After over a year of this Bullet Journal experience, I am confident that I will continue. I’m already setting up a new journal which I’ll detail in posts to come. However, before I started my new journal, it was important to me that I identified how the system worked for me, how I intended it to work for me, and how I would utilize it in the future. A couple of times in the past six months, I took moments to review what worked for me in my Bullet Journal and what didn’t. Then, before I began my new journal, I defined my new journal’s purpose as well as what I didn’t want my journal to be.
For me, Bullet Journaling best serves its function as a collection of lists, thought processes, and even personal journal entries or illustrations of expression (which I didn’t picture here, just because they are quite personal). I enjoy that it’s a multifunctional journal. I enjoy that it’s almost an extension of my mind, my goals, and my delusions at times.

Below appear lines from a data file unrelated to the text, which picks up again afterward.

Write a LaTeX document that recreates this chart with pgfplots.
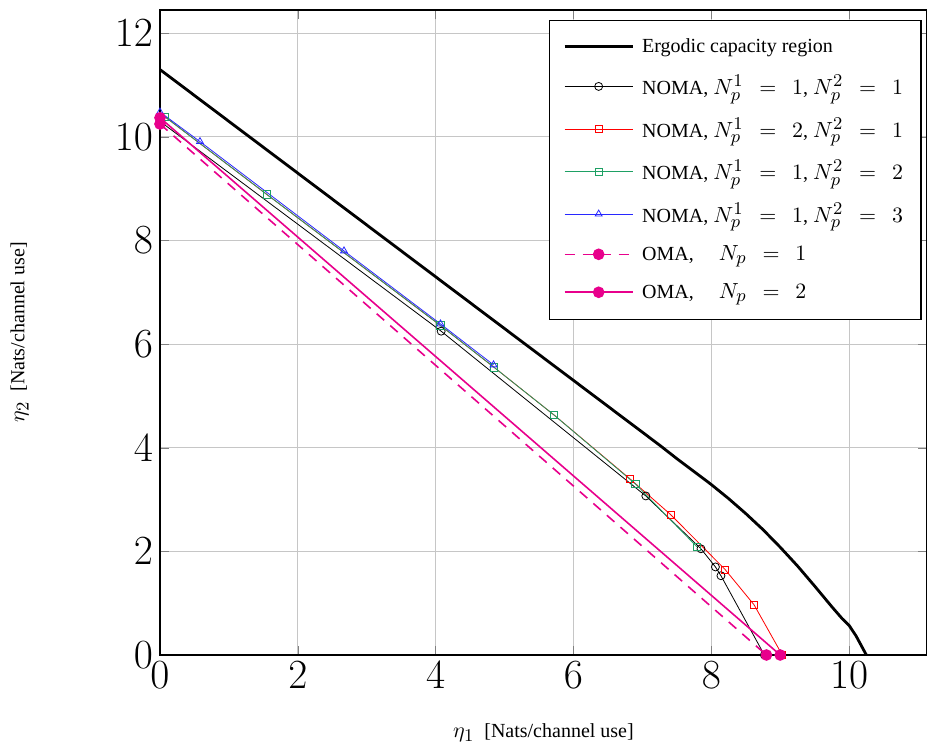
\documentclass[border=0pt]{standalone}
\usepackage{fontspec}
\setmainfont{Liberation Serif}
\usepackage{pgfplots}
\pgfplotsset{compat=1.18}
\DeclareMathSizes{10}{11}{9.3}{7.5}

\definecolor{nomagreen}{RGB}{30,160,100}
\definecolor{nomablue}{RGB}{40,40,255}
\definecolor{omapink}{RGB}{232,0,140}

\begin{document}
\begin{tikzpicture}
\begin{axis}[
    scale only axis,
    width=383.5pt,
    height=322.5pt,
    xmin=0, xmax=11.13,
    ymin=0, ymax=12.45,
    xtick={0,2,...,10},
    ytick={0,2,...,12},
    grid=major,
    grid style={gray!45, line width=0.5pt},
    axis line style={line width=0.6pt},
    tick label style={font=\huge},
    every axis x label/.style={at={(axis description cs:0.5,-0.121)}, anchor=center, font=\normalsize},
    every axis y label/.style={at={(axis description cs:-0.183,0.5)}, anchor=center, rotate=90, font=\normalsize},
    xlabel={$\eta_1$ \ [Nats/channel use]},
    ylabel={$\eta_2$ \ [Nats/channel use]},
    legend style={at={(0.993,0.985)}, anchor=north east, font=\normalsize,
        fill=white, line width=0.6pt, row sep=6pt, column sep=2pt,
        inner xsep=7pt, inner ysep=7pt,
        nodes={inner sep=2pt}},
    legend cell align=left,
    legend image code/.code={
        \draw[mark repeat=2, mark phase=2, #1]
        plot coordinates {(0cm,0cm) (0.6cm,0cm) (1.2cm,0cm)};},
]

% ergodic capacity region
\addplot[black, line width=1.4pt, mark=none] coordinates {
    (0,11.3) (1,10.3) (2,9.3) (3,8.3) (4,7.3) (5,6.3) (6,5.3) (7,4.3)
    (7.25,4.05) (7.5,3.79) (7.75,3.54) (8,3.29) (8.25,3.02) (8.5,2.73)
    (8.75,2.42) (9,2.08) (9.25,1.72) (9.5,1.33) (9.75,0.93) (9.9,0.70)
    (10,0.57) (10.1,0.37) (10.25,0)
};
\addlegendentry{Ergodic capacity region}

\addplot[black, thin, mark=o, mark size=2pt] coordinates {
    (0,10.3) (4.08,6.25) (7.05,3.07) (7.85,2.05) (8.06,1.70) (8.14,1.53) (8.77,0)
};
\addlegendentry{NOMA, $N_p^1 \;\,=\;\, 1$, $N_p^2 \;\,=\;\, 1$}

\addplot[red, thin, mark=square, mark size=1.8pt] coordinates {
    (0.07,10.39) (1.55,8.89) (4.07,6.36) (4.85,5.55) (5.72,4.63)
    (6.82,3.40) (7.41,2.71) (8.2,1.65) (8.62,0.97) (9.03,0)
};
\addlegendentry{NOMA, $N_p^1 \;\,=\;\, 2$, $N_p^2 \;\,=\;\, 1$}

\addplot[nomagreen, thin, mark=square, mark size=1.8pt] coordinates {
    (0.07,10.39) (1.55,8.89) (4.07,6.36) (4.85,5.55) (5.72,4.63)
    (6.90,3.30) (7.79,2.09)
};
\addlegendentry{NOMA, $N_p^1 \;\,=\;\, 1$, $N_p^2 \;\,=\;\, 2$}

\addplot[nomablue, thin, mark=triangle, mark size=2pt] coordinates {
    (0,10.48) (0.58,9.91) (2.67,7.80) (4.07,6.39) (4.84,5.60)
};
\addlegendentry{NOMA, $N_p^1 \;\,=\;\, 1$, $N_p^2 \;\,=\;\, 3$}

\addplot[omapink, thick, dash pattern=on 5pt off 4pt, mark=*, mark size=2.5pt,
    mark options={solid}] coordinates {
    (0,10.25) (8.8,0)
};
\addlegendentry{OMA, \quad $N_p \;\,=\;\, 1$}

\addplot[omapink, thick, mark=*, mark size=2.5pt, mark options={solid}] coordinates {
    (0,10.37) (9.0,0)
};
\addlegendentry{OMA, \quad $N_p \;\,=\;\, 2$}

\end{axis}
\pgfresetboundingbox
\path ([shift={(-80pt,-46.5pt)}]current axis.south west)
    rectangle ([yshift=5pt]current axis.north east);
\end{tikzpicture}
\end{document}
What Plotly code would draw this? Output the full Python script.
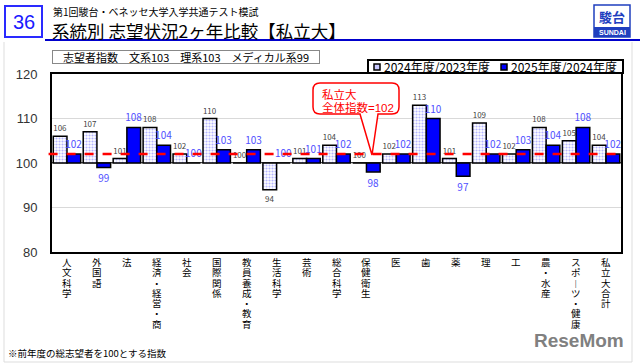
import plotly.graph_objects as go

categories = ["人文科学", "外国語", "法", "経済・経営・商", "社会", "国際関係", "教員養成・教育",
              "生活科学", "芸術", "総合科学", "保健衛生", "医", "歯", "薬", "理", "工",
              "農・水産", "スポーツ・健康", "私立大合計"]
idx_2024_2023 = [106, 107, 101, 108, 102, 110, 100, 94, 101, 104, 100, 102, 113, 101, 109, 102, 108, 105, 104]
idx_2025_2024 = [102, 99, 108, 104, 100, 103, 103, 100, 101, 102, 98, 102, 110, 97, 102, 103, 104, 108, 102]
series_names = ["2024年度/2023年度", "2025年度/2024年度"]
base_value = 100
overall_index = 102
y_ticks = [80, 90, 100, 110, 120]

JP = "Noto Sans CJK JP"
TIGHT = "font-family:'Liberation Sans','Noto Sans CJK JP'"

# plot area in pixels
L, R, T, B = 52, 621, 74, 252
W, H = 640, 364


def X(px):
    return (px - L) / (R - L)


def Y(py):
    return (B - py) / (B - T)


C24_FILL = "#c8c8ff"
C25 = "#0000ff"

fig = go.Figure()
fig.add_trace(go.Bar(
    x=categories, y=[v - base_value for v in idx_2024_2023], base=base_value,
    name=series_names[0], showlegend=False,
    marker=dict(color="white", line=dict(color="black", width=1.5),
                pattern=dict(shape=".", fgcolor="#6a6aff", bgcolor="white", size=3, solidity=0.4)),
    text=[str(v) for v in idx_2024_2023], textposition="outside",
    textfont=dict(size=8, color="#444444", family=JP), constraintext="none", cliponaxis=False,
))
fig.add_trace(go.Bar(
    x=categories, y=[v - base_value for v in idx_2025_2024], base=base_value,
    name=series_names[1], showlegend=False,
    marker=dict(color=C25, line=dict(color="black", width=1.5)),
    text=[str(v) for v in idx_2025_2024], textposition="outside",
    textfont=dict(size=10, color="#5050ff", family=JP), constraintext="none", cliponaxis=False,
))

shapes = []
# 100 base line and overall index dashed line
shapes.append(dict(type="line", xref="paper", yref="y", x0=0, x1=1, y0=base_value, y1=base_value,
                   line=dict(color="black", width=1.5), layer="below"))
shapes.append(dict(type="line", xref="paper", yref="y", x0=-0.006, x1=1, y0=overall_index, y1=overall_index,
                   line=dict(color="#ff0000", width=2.5, dash="dash"), layer="above"))
# slide frame
for x0, y0, x1, y1 in [(4, 42, 4, 362), (632, 42, 632, 362), (4, 362, 632, 362)]:
    shapes.append(dict(type="line", xref="paper", yref="paper", x0=X(x0), y0=Y(y0), x1=X(x1), y1=Y(y1),
                       line=dict(color="#dddddd", width=1)))
# page number box
shapes.append(dict(type="rect", xref="paper", yref="paper", x0=X(5), y0=Y(37), x1=X(42), y1=Y(6),
                   line=dict(color="#2a2aff", width=2), fillcolor="white"))
# title underline
shapes.append(dict(type="line", xref="paper", yref="paper", x0=X(45), y0=Y(40), x1=X(640), y1=Y(40),
                   line=dict(color="#0000cc", width=2)))
# logo
shapes.append(dict(type="rect", xref="paper", yref="paper", x0=X(594), y0=Y(37), x1=X(630), y1=Y(5),
                   line=dict(color="#1f3fbf", width=1.5), fillcolor="white"))
shapes.append(dict(type="rect", xref="paper", yref="paper", x0=X(594), y0=Y(37), x1=X(630), y1=Y(27),
                   line=dict(color="#1f3fbf", width=0), fillcolor="#1f3fbf"))
# legend box and symbols
shapes.append(dict(type="rect", xref="paper", yref="paper", x0=X(368), y0=Y(73), x1=X(623), y1=Y(60),
                   line=dict(color="black", width=2), fillcolor="white"))
shapes.append(dict(type="rect", xref="paper", yref="paper", x0=X(374), y0=Y(70), x1=X(380), y1=Y(64),
                   line=dict(color="black", width=1.5), fillcolor=C24_FILL))
shapes.append(dict(type="rect", xref="paper", yref="paper", x0=X(501), y0=Y(70), x1=X(507), y1=Y(64),
                   line=dict(color="black", width=1.5), fillcolor=C25))

# callout bubble
bl, br, bt, bb, r = 313, 399, 83, 114, 7
tail_l, tail_r, tip_x, tip_y = 360, 378, 372, 155
path = (f"M {X(bl + r)},{Y(bt)} L {X(br - r)},{Y(bt)} Q {X(br)},{Y(bt)} {X(br)},{Y(bt + r)} "
        f"L {X(br)},{Y(bb - r)} Q {X(br)},{Y(bb)} {X(br - r)},{Y(bb)} "
        f"L {X(tail_r)},{Y(bb)} L {X(tip_x)},{Y(tip_y)} L {X(tail_l)},{Y(bb)} "
        f"L {X(bl + r)},{Y(bb)} Q {X(bl)},{Y(bb)} {X(bl)},{Y(bb - r)} "
        f"L {X(bl)},{Y(bt + r)} Q {X(bl)},{Y(bt)} {X(bl + r)},{Y(bt)} Z")
shapes.append(dict(type="path", xref="paper", yref="paper", path=path,
                   line=dict(color="#ff0000", width=1.5), fillcolor="white"))

annotations = []
# vertical category labels: one character per line, tight pitch
for cat in categories:
    chars = ["︱" if ch == "ー" else ch for ch in cat]
    label = "<br>".join(f"<span style=\"font-size:9.5px;{TIGHT}\">{ch}</span>" for ch in chars)
    annotations.append(dict(x=cat, xref="x", y=0, yref="paper", yanchor="top", xanchor="center",
                            yshift=-3, text=label, showarrow=False,
                            font=dict(size=7.9, color="#000000", family=JP)))


def txt(text, px, py, size, color="black", xanchor="left", yanchor="middle", family=JP, **kw):
    annotations.append(dict(text=text, x=X(px), y=Y(py), xref="paper", yref="paper",
                            xanchor=xanchor, yanchor=yanchor, showarrow=False,
                            font=dict(size=size, color=color, family=family), **kw))


txt("36", 23.5, 22, 20, color="#1a1aff", xanchor="center", family="Liberation Sans")
txt("第1回駿台・ベネッセ大学入学共通テスト模試", 51, 11.5, 10)
txt("系統別 志望状況2ヶ年比較【私立大】", 50, 31, 17.5)
txt("<b>駿台</b>", 612, 16, 13, color="#1f3fbf", xanchor="center")
txt("<b>SUNDAI</b>", 612, 32, 7, color="white", xanchor="center", family="Liberation Sans")
txt("志望者指数　文系103　理系103　メディカル系99", 186, 57, 11, xanchor="center",
    bordercolor="#888888", borderwidth=1, borderpad=0, width=266, height=12, bgcolor="white")
txt(series_names[0], 382, 66.5, 12)
txt(series_names[1], 509, 66.5, 12)
callout = "<br>".join(f"<span style=\"font-size:11.5px;{TIGHT}\">{s}</span>"
                      for s in ["私立大", f"全体指数={overall_index}"])
txt(callout, 320, 100.5, 10, color="#ff0000", align="left")
txt("※前年度の総志望者を100とする指数", 6, 353, 9.5)
txt("<b>ReseMom</b>", 626, 340, 19, color="#808080", xanchor="right", family="Liberation Sans")

fig.update_layout(
    width=W, height=H, margin=dict(l=L, r=W - R, t=T, b=H - B),
    paper_bgcolor="white", plot_bgcolor="white",
    barmode="group", bargap=0.085, bargroupgap=0,
    font=dict(family=JP, color="#333333"),
    showlegend=False,
    shapes=shapes, annotations=annotations,
)
fig.update_xaxes(type="category", showticklabels=False, showline=True, mirror=True,
                 linecolor="black", linewidth=2, showgrid=False, ticks="")
fig.update_yaxes(range=[80, 120], tickvals=y_ticks, showline=True, mirror=True, linecolor="black",
                 linewidth=2, showgrid=True, gridcolor="#d9d9d9", gridwidth=1, zeroline=False,
                 ticks="", ticklabelstandoff=10,
                 tickfont=dict(size=13, color="#333333", family="Liberation Sans"))

fig.write_html("out.html", config={"displayModeBar": False},
               post_script="document.body.style.margin='0';")
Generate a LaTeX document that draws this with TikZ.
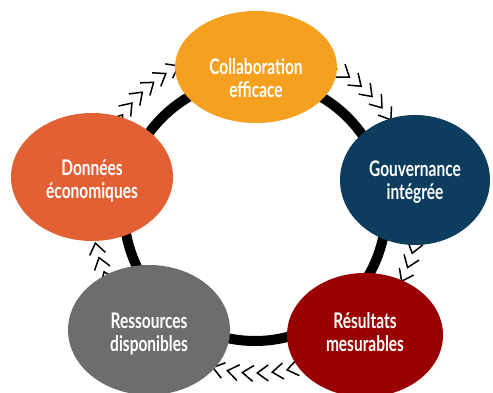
\documentclass[tikz,border=0pt]{standalone}
\usepackage{fontspec}
\setmainfont{Lato}[FakeStretch=0.72]
\usetikzlibrary{shapes.geometric,decorations.markings,arrows.meta}
\definecolor{corange}{HTML}{F5A01E}
\definecolor{cblue}{HTML}{0D3D5E}
\definecolor{cred}{HTML}{9A0000}
\definecolor{cgray}{HTML}{6D6D6D}
\definecolor{cdon}{HTML}{E35F34}
\begin{document}
\begin{tikzpicture}[x=1pt,y=-1pt,
  bubble/.style={ellipse, inner sep=0pt},
  label text/.style={text=white, align=center, inner sep=0pt,
    font=\fontsize{21.5}{23}\selectfont\bfseries},
  ring/.style={line width=10pt, black},
  chevrons/.style={decorate, decoration={markings,
    mark=between positions 0 and 1 step 15pt with
    {\arrow[black,line width=1.5pt]{Straight Barb[length=11pt,width=16pt]}}}}
]
\useasboundingbox (0,0) rectangle (493,393);
\coordinate (c) at (255,210);
\draw[ring] (c) circle[radius=131pt];
\path[chevrons] (c) ++(163pt,0) arc[start angle=0, end angle=-360, radius=163pt];
\node[bubble, fill=corange, minimum width=162pt, minimum height=112pt] (collab) at (256,67) {};
\node[bubble, fill=cblue, minimum width=150pt, minimum height=130pt] (gouv) at (415,180) {};
\node[bubble, fill=cred, minimum width=156pt, minimum height=124pt] (result) at (365,335) {};
\node[bubble, fill=cgray, minimum width=162pt, minimum height=130pt] (ress) at (149,330) {};
\node[bubble, fill=cdon, minimum width=162pt, minimum height=128pt] (donn) at (92,177) {};
\node[label text] (collabt) at (256,78) {Collaboration\\efficace};
\node[label text] (gouvt) at (415,182) {Gouvernance\\intégrée};
\node[label text] (resultt) at (365,332) {Résultats\\mesurables};
\node[label text] (resst) at (149,334) {Ressources\\disponibles};
\node[label text] (donnt) at (92,181) {Données\\économiques};
\end{tikzpicture}
\end{document}
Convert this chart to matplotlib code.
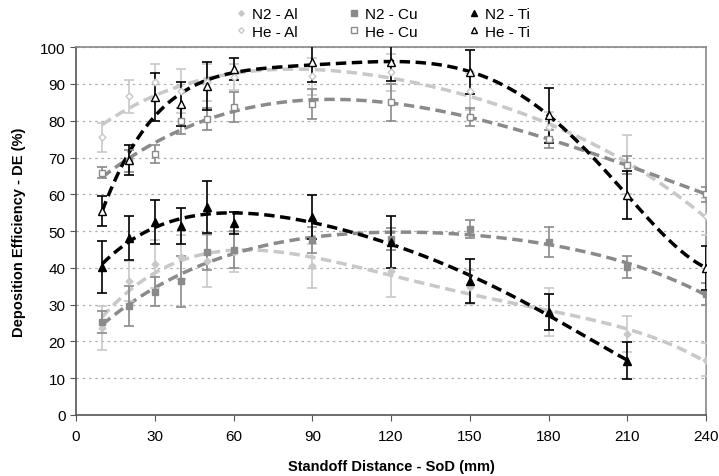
import numpy as np
import matplotlib
matplotlib.use("Agg")
import matplotlib.pyplot as plt

plt.rcParams["font.family"] = ["Liberation Sans", "DejaVu Sans"]

# standoff distance (mm)
sod = [10, 20, 30, 40, 50, 60, 90, 120, 150, 180, 210, 240]
sodTi = sod[:11]

# deposition efficiency (%) and error bars
n2Al = [23.6, 36.4, 41.0, 42.9, 41.9, 44.3, 40.5, 39.1, 34.8, 28.0, 22.0, 15.0]
n2AlErr = [6.0, 5.5, 6.5, 6.0, 7.0, 5.5, 6.0, 7.0, 4.5, 6.5, 5.0, 4.5]
n2Cu = [25.3, 29.6, 33.5, 36.3, 44.3, 44.9, 47.6, 47.8, 50.5, 47.0, 40.2, 32.9]
n2CuErr = [3.0, 5.5, 4.0, 7.0, 5.0, 5.0, 3.5, 3.0, 2.5, 4.0, 3.0, 3.0]
n2Ti = [40.2, 48.1, 52.4, 51.4, 56.5, 52.2, 53.8, 47.0, 36.4, 28.0, 14.7]
n2TiErr = [7.0, 6.0, 6.0, 5.0, 7.0, 3.0, 6.0, 7.0, 6.0, 5.0, 5.0]

heAl = [75.5, 86.7, 90.5, 88.0, 90.5, 91.8, 92.1, 93.2, 88.0, 78.3, 68.0, 54.0]
heAlErr = [4.0, 4.5, 5.0, 6.0, 5.0, 3.5, 5.0, 5.0, 5.0, 4.0, 8.0, 5.0]
heCu = [65.8, 69.0, 70.9, 79.9, 80.4, 83.7, 84.5, 85.0, 81.0, 75.0, 67.9, 60.0]
heCuErr = [1.5, 3.0, 2.5, 3.5, 3.0, 4.0, 4.0, 5.0, 2.5, 2.5, 2.5, 2.0]
heTi = [55.4, 69.3, 86.4, 84.5, 89.4, 94.0, 95.9, 95.9, 93.2, 81.5, 59.8, 40.0]
heTiErr = [4.0, 4.0, 6.5, 6.0, 6.5, 3.0, 5.5, 5.0, 6.0, 7.5, 6.5, 6.0]

colAl = "#c8c8c8"
colCu = "#8a8a8a"
colTi = "black"

fig = plt.figure(figsize=(7.19, 4.77), dpi=100)
ax = fig.add_axes([0.1057, 0.128, 0.8763, 0.771])

# label, x, y, err, colour, marker, face, size, trendline order
series = [
    ("N2 - Al", sod, n2Al, n2AlErr, colAl, "D", colAl, 3.5, 4),
    ("N2 - Cu", sod, n2Cu, n2CuErr, colCu, "s", colCu, 5, 4),
    ("N2 - Ti", sodTi, n2Ti, n2TiErr, colTi, "^", colTi, 6, 5),
    ("He - Al", sod, heAl, heAlErr, colAl, "D", "white", 3.5, 4),
    ("He - Cu", sod, heCu, heCuErr, colCu, "s", "white", 5, 4),
    ("He - Ti", sod, heTi, heTiErr, colTi, "^", "white", 6, 5),
]

handles = []
for label, xs, ys, err, col, mk, face, ms, deg in series:
    # polynomial trendline, Excel style
    coef = np.polyfit(xs, ys, deg)
    xf = np.linspace(xs[0], xs[-1], 200)
    ax.plot(xf, np.polyval(coef, xf), "--", color=col, lw=2.5, dashes=(3, 1.6), zorder=2)
    ax.errorbar(xs, ys, yerr=err, fmt="none", ecolor=col, elinewidth=1.2, capsize=3.5, capthick=1.2, zorder=3)
    h, = ax.plot(xs, ys, linestyle="none", marker=mk, ms=ms, mfc=face, mec=col, mew=1.0, zorder=4, label=label)
    handles.append(h)

ax.set_xlim(0, 240)
ax.set_ylim(0, 100)
ax.set_xticks(np.arange(0, 241, 30))
ax.set_yticks(np.arange(0, 101, 10))
ax.tick_params(axis="both", labelsize=11, direction="out", length=4, color="#555555")
ax.tick_params(axis="x", pad=6)
ax.yaxis.grid(True, linestyle=(0, (2, 3)), color="#b0b0b0", lw=0.9)
ax.set_axisbelow(True)
for s in ["left", "bottom"]:
    ax.spines[s].set_color("#555555")
    ax.spines[s].set_linewidth(1.2)
for s in ["top", "right"]:
    ax.spines[s].set_color("#888888")
    ax.spines[s].set_linewidth(1.2)

ax.set_xlabel("Standoff Distance - SoD (mm)", fontsize=10.5, fontweight="bold", labelpad=12)
ax.set_ylabel("Deposition Efficiency - DE (%)", fontsize=10.5, fontweight="bold", labelpad=10)

order = [0, 3, 1, 4, 2, 5]
fig.legend([handles[i] for i in order], [handles[i].get_label() for i in order],
           loc="upper center", bbox_to_anchor=(0.532, 1.012), ncol=3, frameon=False,
           fontsize=11, handlelength=0.8, handletextpad=0.3, columnspacing=3.3,
           labelspacing=0.25, markerscale=0.8)

fig.savefig("out.png", dpi=100)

I enjoy that it’s imperfect (in hindsight), and that each new page, new spread, and new log is a fresh opportunity to improve, not to perfect.
I hope you enjoyed this long walk-through and that it encourages you to consider the Bullet Journal system for yourself, whatever your purpose may be. Maybe analog isn’t the path for you and you want to utilize the system in OneNote or Evernote. Maybe you can get away with a pocket Moleskine or 100 table napkins stapled together and stuffed in your purse. Maybe you think this is a waste of time and would have rather read my diary.
More Bullet Journal posts are planned, including a walk-through of my new July – December 2017 journal. Until then, ciao!